Ivan Skuratov stars in The Old Jockey (1940) as a rider at the Moscow Hippodrome who retires to his native village. The portrayal of Russian life in this comedic drama seems to have hit a little too close to home, and the film was banned until 1959. Once Upon a Night (1945), a WWII drama starring Irina Radchenko as a young woman hiding three wounded Russian soldiers in a bombed-out building next to a Nazi headquarters, will screen with Barnet’s 1942 propaganda short, A Priceless Head. And Barnet’s hit spy thriller Secret Agent (1947) features himself as a Nazi commandant and Pavel Kadochnikov as a Red Army major who infiltrates the Nazi high command in occupied Ukraine.

Whistle Stop (1963) is the last feature Barnet completed before he hung himself in a hotel room in 1965. Metrograph Journal is running Ted Fendt’s translation of passages from Barnet’s letters to his fourth wife, Alla Kazanskaya, who appeared in Bountiful Summer and, decades later, in Nikita Mikhalkov’s Burnt by the Sun (1994). “I can think of nothing else than this wretched art of cinema, which I hate and which, no doubt, I love at the same time,” wrote Barnet in 1947. “I am always crushed beneath the weight of responsibility, seized in fact by fear before the success or failure of the undertaking.”
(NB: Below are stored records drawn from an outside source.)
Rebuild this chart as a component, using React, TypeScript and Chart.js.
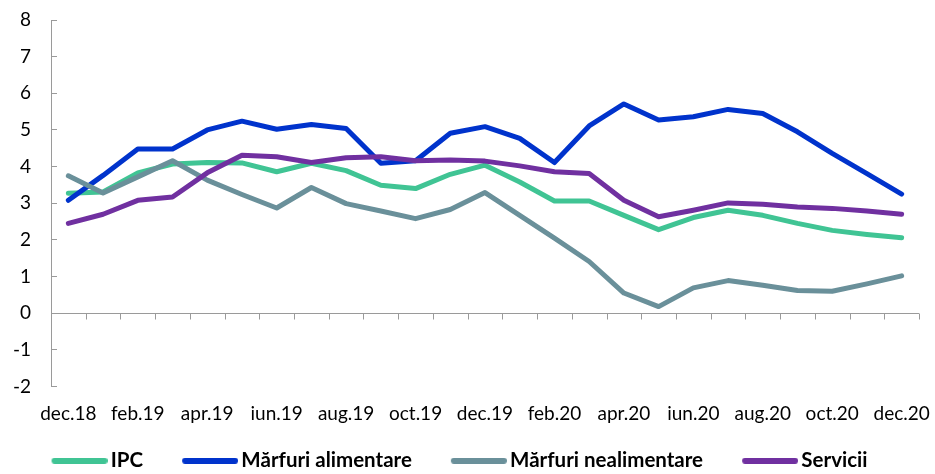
import React, { useEffect, useRef } from "react";
import { Chart, registerables } from "chart.js";

Chart.register(...registerables);

const categories = [
  "dec.18", "ian.19", "feb.19", "mar.19", "apr.19", "mai.19", "iun.19", "iul.19",
  "aug.19", "sep.19", "oct.19", "noi.19", "dec.19", "ian.20", "feb.20", "mar.20",
  "apr.20", "mai.20", "iun.20", "iul.20", "aug.20", "sep.20", "oct.20", "noi.20", "dec.20",
];

const ipc = [3.27, 3.31, 3.83, 4.07, 4.11, 4.10, 3.86, 4.09, 3.89, 3.49, 3.40, 3.79, 4.04,
  3.58, 3.06, 3.06, 2.67, 2.28, 2.61, 2.81, 2.67, 2.45, 2.26, 2.15, 2.06];
const alimentare = [3.08, 3.76, 4.48, 4.48, 5.00, 5.24, 5.02, 5.15, 5.04, 4.09, 4.16, 4.91, 5.09,
  4.77, 4.11, 5.11, 5.71, 5.27, 5.36, 5.56, 5.45, 4.95, 4.36, 3.81, 3.25];
const nealimentare = [3.75, 3.28, 3.72, 4.16, 3.63, 3.24, 2.87, 3.43, 2.99, 2.79, 2.58, 2.83, 3.29,
  2.67, 2.05, 1.41, 0.55, 0.18, 0.69, 0.89, 0.76, 0.62, 0.60, 0.80, 1.02];
const servicii = [2.45, 2.70, 3.08, 3.17, 3.83, 4.31, 4.27, 4.11, 4.24, 4.27, 4.16, 4.18, 4.15,
  4.02, 3.86, 3.81, 3.08, 2.63, 2.81, 3.01, 2.97, 2.90, 2.86, 2.79, 2.70];

const seriesNames = ["IPC", "Mărfuri alimentare", "Mărfuri nealimentare", "Servicii"];
const seriesColors = ["#40C494", "#0033CC", "#6A909A", "#7030A0"];
const seriesValues = [ipc, alimentare, nealimentare, servicii];

const yMin = -2;
const yMax = 8;

const FONT = "Lato, 'Open Sans', sans-serif";
const AXIS_GREY = "#9a9a9a";

// legend swatch image (a short thick line, slightly wider than its legend box)
const SWATCH_BOX = 62;
const SWATCH_W = 76;
const SWATCH_LINE = 56;
const SWATCH_H = 6;

function makeSwatch(color: string): HTMLCanvasElement {
  const c = document.createElement("canvas");
  c.width = SWATCH_W;
  c.height = SWATCH_H;
  const ctx = c.getContext("2d")!;
  ctx.strokeStyle = color;
  ctx.lineWidth = SWATCH_H;
  ctx.lineCap = "round";
  ctx.beginPath();
  ctx.moveTo(SWATCH_W - SWATCH_LINE + SWATCH_H / 2, SWATCH_H / 2);
  ctx.lineTo(SWATCH_W - SWATCH_H / 2, SWATCH_H / 2);
  ctx.stroke();
  return c;
}

// horizontal axis line at value 0 with outside tick marks between categories
const zeroAxisPlugin = {
  id: "zeroAxis",
  beforeDatasetsDraw(chart: any) {
    const { ctx, chartArea, scales } = chart;
    const xs = scales.x;
    const y0 = Math.round(scales.y.getPixelForValue(0)) + 0.5;
    ctx.save();
    ctx.strokeStyle = AXIS_GREY;
    ctx.lineWidth = 1;
    ctx.beginPath();
    ctx.moveTo(chartArea.left, y0);
    ctx.lineTo(chartArea.right, y0);
    const n = xs.ticks.length;
    for (let i = 0; i <= n; i++) {
      const px = Math.round(xs.getPixelForValue(i - 0.5)) + 0.5;
      ctx.moveTo(px, y0);
      ctx.lineTo(px, y0 + 6);
    }
    ctx.stroke();
    ctx.restore();
  },
};

export default function App() {
  const ref = useRef<HTMLCanvasElement | null>(null);

  useEffect(() => {
    if (!ref.current) return;
    const chart = new Chart(ref.current, {
      type: "line",
      data: {
        labels: categories,
        datasets: seriesValues.map((vals, i) => ({
          label: seriesNames[i],
          data: vals,
          borderColor: seriesColors[i],
          backgroundColor: seriesColors[i],
          borderWidth: 5,
          pointRadius: 0,
          pointHoverRadius: 0,
          pointStyle: makeSwatch(seriesColors[i]) as any,
          tension: 0,
          borderCapStyle: "round" as const,
          borderJoinStyle: "round" as const,
          order: seriesValues.length - i,
        })),
      },
      plugins: [zeroAxisPlugin],
      options: {
        animation: false,
        responsive: false,
        maintainAspectRatio: false,
        events: [],
        layout: { padding: { top: 20, right: 16, bottom: -7, left: -13 } },
        plugins: {
          tooltip: { enabled: false },
          legend: {
            position: "bottom",
            labels: {
              usePointStyle: true,
              pointStyleWidth: SWATCH_BOX,
              boxHeight: 6,
              padding: 26,
              color: "#000",
              font: { family: FONT, size: 20.5, weight: "bold" },
              sort: (a: any, b: any) => a.datasetIndex - b.datasetIndex,
            },
          },
        },
        scales: {
          x: {
            type: "category",
            offset: true,
            grid: { display: false },
            border: { display: false },
            ticks: {
              autoSkip: false,
              maxRotation: 0,
              padding: 8,
              color: "#000",
              font: { family: FONT, size: 19 },
              callback: (_v: any, idx: number) => (idx % 2 === 0 ? categories[idx] : ""),
            },
            afterFit: (s: any) => {
              s.height = 38;
              s.paddingLeft = 0;
              s.paddingRight = 0;
            },
          },
          y: {
            min: yMin,
            max: yMax,
            grid: { drawOnChartArea: false, drawTicks: true, tickLength: -6, color: AXIS_GREY },
            border: { display: true, color: AXIS_GREY, width: 1 },
            ticks: {
              stepSize: 1,
              padding: 26,
              color: "#000",
              font: { family: FONT, size: 19 },
            },
            afterFit: (s: any) => {
              s.width = 64;
              s.paddingTop = 0;
              s.paddingBottom = 0;
            },
          },
        },
      },
    });
    return () => chart.destroy();
  }, []);

  return (
    <div style={{ position: "absolute", left: 0, top: 0, width: 935, height: 474, background: "#fff" }}>
      <canvas ref={ref} width={935} height={474} style={{ width: 935, height: 474 }} />
    </div>
  );
}
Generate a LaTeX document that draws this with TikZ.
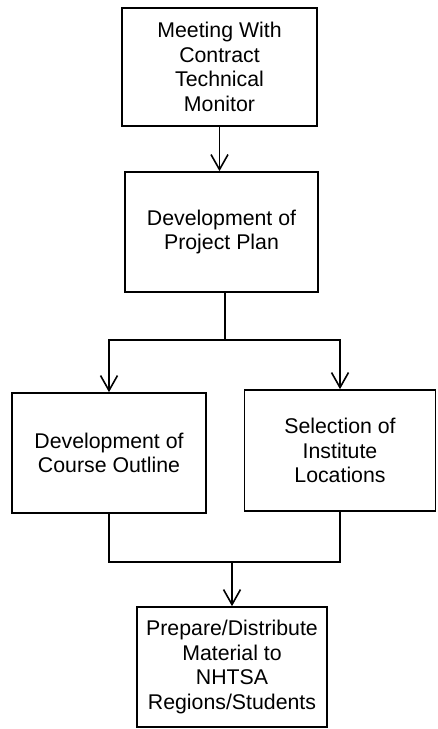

Often perceived as a job-for-hire, Whistle Stop does not rank high in most evaluations of the oeuvre, as Boris Nelepo notes in an in-depth essay from the Outskirts dossier that later ran at Notebook. Nelepo argues that Whistle Stop, in which an aging scientist takes a holiday in the country, is “not only a valediction but an attempt to capture its maker’s already thinning connection to a certain lived reality. If I may indulge further in grandiloquence, Barnet’s film proves cinema’s ability to be something larger than a faltering storyline—that is, an object that reveals the medium’s transcendental foundations through its narrative gaps and oddities, features without which cinema wouldn’t even be an art form at all.”